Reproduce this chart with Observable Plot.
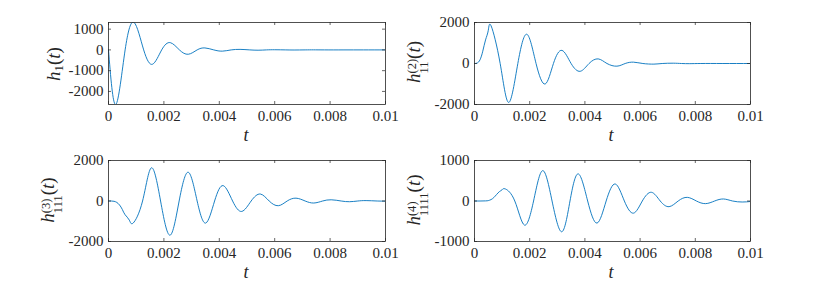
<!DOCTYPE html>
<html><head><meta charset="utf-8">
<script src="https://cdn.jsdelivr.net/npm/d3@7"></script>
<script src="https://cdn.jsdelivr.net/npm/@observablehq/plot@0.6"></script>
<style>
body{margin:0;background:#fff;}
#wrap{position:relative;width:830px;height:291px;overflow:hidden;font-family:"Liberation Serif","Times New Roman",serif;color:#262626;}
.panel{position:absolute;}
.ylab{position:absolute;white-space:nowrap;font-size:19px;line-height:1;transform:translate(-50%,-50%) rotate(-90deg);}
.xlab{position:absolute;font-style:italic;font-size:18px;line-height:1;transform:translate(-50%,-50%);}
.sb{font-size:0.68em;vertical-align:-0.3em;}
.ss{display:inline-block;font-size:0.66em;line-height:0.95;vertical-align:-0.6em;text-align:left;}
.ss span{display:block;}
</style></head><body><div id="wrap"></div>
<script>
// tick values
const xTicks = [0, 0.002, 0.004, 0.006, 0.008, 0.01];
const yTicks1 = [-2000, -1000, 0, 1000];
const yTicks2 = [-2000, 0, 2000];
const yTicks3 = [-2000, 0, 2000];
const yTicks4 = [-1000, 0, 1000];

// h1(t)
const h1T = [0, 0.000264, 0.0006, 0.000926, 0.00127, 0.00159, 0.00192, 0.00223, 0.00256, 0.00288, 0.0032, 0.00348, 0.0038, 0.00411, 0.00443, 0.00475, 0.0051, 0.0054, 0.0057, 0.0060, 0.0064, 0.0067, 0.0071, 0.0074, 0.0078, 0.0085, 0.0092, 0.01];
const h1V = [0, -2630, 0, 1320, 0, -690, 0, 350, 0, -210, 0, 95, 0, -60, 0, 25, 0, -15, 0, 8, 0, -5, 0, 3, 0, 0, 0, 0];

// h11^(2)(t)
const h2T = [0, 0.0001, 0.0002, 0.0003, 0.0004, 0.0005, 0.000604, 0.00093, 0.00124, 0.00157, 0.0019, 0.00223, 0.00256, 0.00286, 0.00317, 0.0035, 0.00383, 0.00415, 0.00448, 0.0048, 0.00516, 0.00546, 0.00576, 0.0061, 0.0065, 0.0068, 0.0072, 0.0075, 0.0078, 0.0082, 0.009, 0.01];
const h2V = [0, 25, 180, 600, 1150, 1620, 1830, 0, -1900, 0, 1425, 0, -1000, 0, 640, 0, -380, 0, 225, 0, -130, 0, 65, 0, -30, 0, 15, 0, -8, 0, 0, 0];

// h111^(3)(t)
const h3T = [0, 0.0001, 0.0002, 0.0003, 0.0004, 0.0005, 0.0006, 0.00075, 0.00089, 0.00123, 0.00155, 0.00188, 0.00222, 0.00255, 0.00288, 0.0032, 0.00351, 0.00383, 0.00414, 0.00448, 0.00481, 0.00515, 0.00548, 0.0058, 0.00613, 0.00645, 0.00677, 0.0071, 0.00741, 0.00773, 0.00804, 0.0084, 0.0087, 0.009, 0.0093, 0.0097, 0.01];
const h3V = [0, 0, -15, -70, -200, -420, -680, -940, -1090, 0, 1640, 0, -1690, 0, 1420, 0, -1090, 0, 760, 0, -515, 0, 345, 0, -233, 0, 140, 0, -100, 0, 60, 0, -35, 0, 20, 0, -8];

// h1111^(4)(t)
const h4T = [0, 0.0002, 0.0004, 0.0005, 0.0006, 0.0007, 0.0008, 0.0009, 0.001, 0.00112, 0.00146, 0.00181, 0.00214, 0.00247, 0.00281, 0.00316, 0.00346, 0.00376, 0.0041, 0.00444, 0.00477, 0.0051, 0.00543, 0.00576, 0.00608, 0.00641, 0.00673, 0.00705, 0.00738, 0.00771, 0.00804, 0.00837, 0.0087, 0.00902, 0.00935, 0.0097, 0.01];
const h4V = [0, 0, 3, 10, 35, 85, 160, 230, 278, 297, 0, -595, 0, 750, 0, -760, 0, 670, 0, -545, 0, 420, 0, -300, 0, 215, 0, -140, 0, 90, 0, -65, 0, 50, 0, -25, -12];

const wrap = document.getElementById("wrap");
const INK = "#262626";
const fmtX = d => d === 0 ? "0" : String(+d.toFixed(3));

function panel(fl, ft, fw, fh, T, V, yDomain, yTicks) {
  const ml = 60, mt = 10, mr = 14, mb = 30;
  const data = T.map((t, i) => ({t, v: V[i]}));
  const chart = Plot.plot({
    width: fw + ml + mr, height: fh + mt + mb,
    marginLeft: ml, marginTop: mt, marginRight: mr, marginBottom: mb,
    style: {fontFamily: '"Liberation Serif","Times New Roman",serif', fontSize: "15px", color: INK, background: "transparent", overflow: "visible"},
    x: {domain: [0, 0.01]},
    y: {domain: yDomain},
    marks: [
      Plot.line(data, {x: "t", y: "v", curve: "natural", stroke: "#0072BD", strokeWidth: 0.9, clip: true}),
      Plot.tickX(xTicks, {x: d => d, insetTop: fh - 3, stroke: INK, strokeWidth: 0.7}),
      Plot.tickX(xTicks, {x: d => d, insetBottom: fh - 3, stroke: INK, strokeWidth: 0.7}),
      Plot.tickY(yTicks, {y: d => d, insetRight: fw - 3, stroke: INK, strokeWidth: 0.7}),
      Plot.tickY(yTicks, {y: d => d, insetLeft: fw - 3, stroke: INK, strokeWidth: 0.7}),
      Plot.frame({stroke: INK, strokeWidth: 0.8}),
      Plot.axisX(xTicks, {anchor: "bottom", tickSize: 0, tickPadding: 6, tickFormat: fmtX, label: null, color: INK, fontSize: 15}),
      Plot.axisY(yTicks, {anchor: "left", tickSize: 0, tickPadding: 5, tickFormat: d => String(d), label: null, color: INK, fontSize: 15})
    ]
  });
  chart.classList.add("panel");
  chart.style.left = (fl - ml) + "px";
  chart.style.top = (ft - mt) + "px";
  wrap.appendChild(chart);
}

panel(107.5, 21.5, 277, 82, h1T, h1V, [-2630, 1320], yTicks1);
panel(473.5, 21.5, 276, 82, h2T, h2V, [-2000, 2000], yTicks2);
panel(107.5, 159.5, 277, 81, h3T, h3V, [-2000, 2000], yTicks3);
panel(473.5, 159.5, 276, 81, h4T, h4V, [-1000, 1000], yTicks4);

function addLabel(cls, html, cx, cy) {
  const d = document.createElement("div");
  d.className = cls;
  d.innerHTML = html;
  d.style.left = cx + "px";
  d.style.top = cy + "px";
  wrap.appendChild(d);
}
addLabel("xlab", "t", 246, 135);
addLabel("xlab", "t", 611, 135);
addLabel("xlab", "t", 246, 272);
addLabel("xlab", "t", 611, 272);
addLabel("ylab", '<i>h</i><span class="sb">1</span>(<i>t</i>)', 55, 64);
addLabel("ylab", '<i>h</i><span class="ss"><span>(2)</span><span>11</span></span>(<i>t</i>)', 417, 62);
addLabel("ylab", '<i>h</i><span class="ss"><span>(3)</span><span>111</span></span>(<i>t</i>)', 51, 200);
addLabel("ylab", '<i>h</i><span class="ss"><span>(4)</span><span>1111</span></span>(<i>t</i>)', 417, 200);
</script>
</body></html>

--

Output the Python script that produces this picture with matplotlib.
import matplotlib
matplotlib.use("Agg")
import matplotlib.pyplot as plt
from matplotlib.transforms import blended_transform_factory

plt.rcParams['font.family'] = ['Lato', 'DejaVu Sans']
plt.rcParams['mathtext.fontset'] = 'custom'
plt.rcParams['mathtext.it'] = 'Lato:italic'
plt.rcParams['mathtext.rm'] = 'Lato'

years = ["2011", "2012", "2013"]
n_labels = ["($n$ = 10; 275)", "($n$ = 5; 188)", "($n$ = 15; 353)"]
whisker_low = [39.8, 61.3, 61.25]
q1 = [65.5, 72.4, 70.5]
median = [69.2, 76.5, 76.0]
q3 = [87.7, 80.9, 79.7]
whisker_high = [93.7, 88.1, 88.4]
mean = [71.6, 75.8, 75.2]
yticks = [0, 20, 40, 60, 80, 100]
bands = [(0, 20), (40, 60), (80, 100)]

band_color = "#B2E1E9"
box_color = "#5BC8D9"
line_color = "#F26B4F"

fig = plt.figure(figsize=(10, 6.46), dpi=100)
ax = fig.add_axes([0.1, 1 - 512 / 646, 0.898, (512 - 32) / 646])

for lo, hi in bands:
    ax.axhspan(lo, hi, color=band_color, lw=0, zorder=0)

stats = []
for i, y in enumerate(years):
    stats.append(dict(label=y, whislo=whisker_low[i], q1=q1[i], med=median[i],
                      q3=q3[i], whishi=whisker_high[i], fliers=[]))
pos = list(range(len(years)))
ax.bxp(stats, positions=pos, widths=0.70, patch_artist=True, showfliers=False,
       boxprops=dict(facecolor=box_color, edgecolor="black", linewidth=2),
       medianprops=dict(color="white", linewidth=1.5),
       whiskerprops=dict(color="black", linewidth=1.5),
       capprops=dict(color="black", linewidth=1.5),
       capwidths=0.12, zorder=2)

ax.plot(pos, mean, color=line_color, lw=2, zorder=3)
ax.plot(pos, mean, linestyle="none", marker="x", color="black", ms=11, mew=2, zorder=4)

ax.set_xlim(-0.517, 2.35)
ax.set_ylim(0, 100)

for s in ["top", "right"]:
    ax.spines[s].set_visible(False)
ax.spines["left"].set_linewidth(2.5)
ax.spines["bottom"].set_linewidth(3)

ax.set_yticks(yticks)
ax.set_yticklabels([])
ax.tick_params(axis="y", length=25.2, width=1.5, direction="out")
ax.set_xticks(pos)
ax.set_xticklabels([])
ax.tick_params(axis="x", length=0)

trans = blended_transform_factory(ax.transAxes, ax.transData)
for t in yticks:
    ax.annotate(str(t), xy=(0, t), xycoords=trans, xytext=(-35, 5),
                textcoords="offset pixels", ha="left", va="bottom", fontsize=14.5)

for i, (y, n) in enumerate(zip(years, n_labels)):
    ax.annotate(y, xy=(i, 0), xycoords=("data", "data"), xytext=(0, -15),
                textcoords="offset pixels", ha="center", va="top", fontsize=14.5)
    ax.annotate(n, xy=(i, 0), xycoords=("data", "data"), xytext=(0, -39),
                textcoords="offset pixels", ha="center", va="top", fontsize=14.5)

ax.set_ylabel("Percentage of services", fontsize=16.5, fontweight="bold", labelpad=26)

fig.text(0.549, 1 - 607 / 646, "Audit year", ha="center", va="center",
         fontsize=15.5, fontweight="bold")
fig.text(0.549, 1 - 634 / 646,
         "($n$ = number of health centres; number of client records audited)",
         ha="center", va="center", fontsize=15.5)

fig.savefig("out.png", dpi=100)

--

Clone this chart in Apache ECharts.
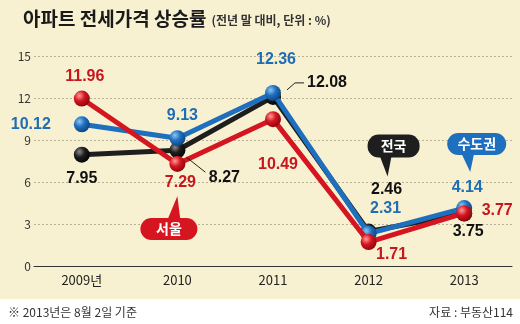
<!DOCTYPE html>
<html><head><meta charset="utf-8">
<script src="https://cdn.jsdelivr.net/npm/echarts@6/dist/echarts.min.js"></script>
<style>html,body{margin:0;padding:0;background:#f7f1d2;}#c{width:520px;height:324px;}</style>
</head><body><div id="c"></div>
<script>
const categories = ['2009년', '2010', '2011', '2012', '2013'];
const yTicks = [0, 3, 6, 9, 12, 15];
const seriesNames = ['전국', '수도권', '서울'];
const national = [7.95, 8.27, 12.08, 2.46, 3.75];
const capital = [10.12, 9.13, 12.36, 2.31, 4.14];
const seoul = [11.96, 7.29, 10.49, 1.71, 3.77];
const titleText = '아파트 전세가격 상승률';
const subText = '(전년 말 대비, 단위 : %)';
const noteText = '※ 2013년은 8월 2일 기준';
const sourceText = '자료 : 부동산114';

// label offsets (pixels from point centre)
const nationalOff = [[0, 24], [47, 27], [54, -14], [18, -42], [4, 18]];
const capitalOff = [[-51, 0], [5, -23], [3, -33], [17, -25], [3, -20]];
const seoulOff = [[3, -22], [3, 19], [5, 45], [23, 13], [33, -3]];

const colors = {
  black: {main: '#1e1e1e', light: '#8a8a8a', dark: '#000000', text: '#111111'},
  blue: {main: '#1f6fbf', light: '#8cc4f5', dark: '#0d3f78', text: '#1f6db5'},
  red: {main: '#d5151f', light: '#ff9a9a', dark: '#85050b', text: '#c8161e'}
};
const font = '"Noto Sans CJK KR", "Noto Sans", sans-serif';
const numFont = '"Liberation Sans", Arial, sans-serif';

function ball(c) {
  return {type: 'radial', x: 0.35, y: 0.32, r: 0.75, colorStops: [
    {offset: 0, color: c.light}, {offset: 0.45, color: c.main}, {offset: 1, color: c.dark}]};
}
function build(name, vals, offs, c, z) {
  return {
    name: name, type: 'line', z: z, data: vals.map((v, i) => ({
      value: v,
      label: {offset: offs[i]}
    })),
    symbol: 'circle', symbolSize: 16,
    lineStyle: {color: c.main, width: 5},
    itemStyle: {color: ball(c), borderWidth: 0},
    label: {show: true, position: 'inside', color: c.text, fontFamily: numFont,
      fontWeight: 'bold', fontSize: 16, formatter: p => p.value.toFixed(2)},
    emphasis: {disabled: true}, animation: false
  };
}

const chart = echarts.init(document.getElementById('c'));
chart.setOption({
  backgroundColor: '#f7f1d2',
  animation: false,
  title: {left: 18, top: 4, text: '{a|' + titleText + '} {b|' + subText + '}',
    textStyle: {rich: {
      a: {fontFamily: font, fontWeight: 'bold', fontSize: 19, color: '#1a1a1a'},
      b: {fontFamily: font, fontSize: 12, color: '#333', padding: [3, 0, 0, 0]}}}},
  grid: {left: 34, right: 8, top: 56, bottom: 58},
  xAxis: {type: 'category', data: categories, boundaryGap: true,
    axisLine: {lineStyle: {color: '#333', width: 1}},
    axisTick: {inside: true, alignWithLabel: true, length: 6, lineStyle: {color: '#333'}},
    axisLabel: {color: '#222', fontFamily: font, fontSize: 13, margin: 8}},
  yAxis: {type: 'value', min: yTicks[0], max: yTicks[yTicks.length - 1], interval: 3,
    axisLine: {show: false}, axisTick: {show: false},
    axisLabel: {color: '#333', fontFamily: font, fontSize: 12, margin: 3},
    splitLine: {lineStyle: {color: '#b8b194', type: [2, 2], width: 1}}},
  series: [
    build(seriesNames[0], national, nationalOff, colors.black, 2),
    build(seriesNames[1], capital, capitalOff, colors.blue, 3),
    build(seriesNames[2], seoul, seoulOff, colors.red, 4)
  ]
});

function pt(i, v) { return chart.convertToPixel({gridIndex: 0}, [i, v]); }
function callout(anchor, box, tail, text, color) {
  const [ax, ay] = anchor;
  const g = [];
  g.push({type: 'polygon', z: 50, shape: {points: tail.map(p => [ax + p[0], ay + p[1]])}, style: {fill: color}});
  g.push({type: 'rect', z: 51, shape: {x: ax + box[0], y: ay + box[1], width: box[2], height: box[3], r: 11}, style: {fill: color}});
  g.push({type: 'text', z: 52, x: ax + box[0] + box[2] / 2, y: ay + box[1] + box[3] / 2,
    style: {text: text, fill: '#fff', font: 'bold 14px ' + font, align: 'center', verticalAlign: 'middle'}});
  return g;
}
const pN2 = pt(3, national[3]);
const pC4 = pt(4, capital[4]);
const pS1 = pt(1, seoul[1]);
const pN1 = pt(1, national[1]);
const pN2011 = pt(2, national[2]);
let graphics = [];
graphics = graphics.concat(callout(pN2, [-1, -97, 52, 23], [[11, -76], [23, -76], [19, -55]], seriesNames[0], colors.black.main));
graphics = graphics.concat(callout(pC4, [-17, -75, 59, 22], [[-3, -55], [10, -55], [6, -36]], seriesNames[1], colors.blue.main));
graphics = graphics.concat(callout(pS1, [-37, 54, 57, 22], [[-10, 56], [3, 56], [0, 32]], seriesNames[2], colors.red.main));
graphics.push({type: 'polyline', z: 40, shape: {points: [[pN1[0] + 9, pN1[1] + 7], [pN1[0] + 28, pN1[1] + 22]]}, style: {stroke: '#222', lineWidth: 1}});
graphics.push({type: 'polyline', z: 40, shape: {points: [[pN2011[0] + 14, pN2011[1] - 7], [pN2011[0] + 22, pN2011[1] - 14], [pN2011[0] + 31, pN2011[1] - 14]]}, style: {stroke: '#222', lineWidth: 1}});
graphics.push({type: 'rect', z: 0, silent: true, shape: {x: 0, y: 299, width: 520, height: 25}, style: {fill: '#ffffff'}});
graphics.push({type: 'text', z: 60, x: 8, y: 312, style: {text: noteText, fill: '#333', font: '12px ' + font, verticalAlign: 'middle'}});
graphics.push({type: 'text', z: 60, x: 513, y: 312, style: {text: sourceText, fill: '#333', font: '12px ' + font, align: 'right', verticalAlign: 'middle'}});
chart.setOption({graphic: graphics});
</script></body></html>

> **Written exercise**
Set down the lines running from the one with "Clone this chart in Apache ECharts." through the one with "const sourceText = '자료 : 부동산114';", both ends kept, exactly and with no pictures.

> **Written answer**
Clone this chart in Apache ECharts.
<!DOCTYPE html>
<html><head><meta charset="utf-8">
<script src="https://cdn.jsdelivr.net/npm/echarts@6/dist/echarts.min.js"></script>
<style>html,body{margin:0;padding:0;background:#f7f1d2;}#c{width:520px;height:324px;}</style>
</head><body><div id="c"></div>
<script>
const categories = ['2009년', '2010', '2011', '2012', '2013'];
const yTicks = [0, 3, 6, 9, 12, 15];
const seriesNames = ['전국', '수도권', '서울'];
const national = [7.95, 8.27, 12.08, 2.46, 3.75];
const capital = [10.12, 9.13, 12.36, 2.31, 4.14];
const seoul = [11.96, 7.29, 10.49, 1.71, 3.77];
const titleText = '아파트 전세가격 상승률';
const subText = '(전년 말 대비, 단위 : %)';
const noteText = '※ 2013년은 8월 2일 기준';
const sourceText = '자료 : 부동산114';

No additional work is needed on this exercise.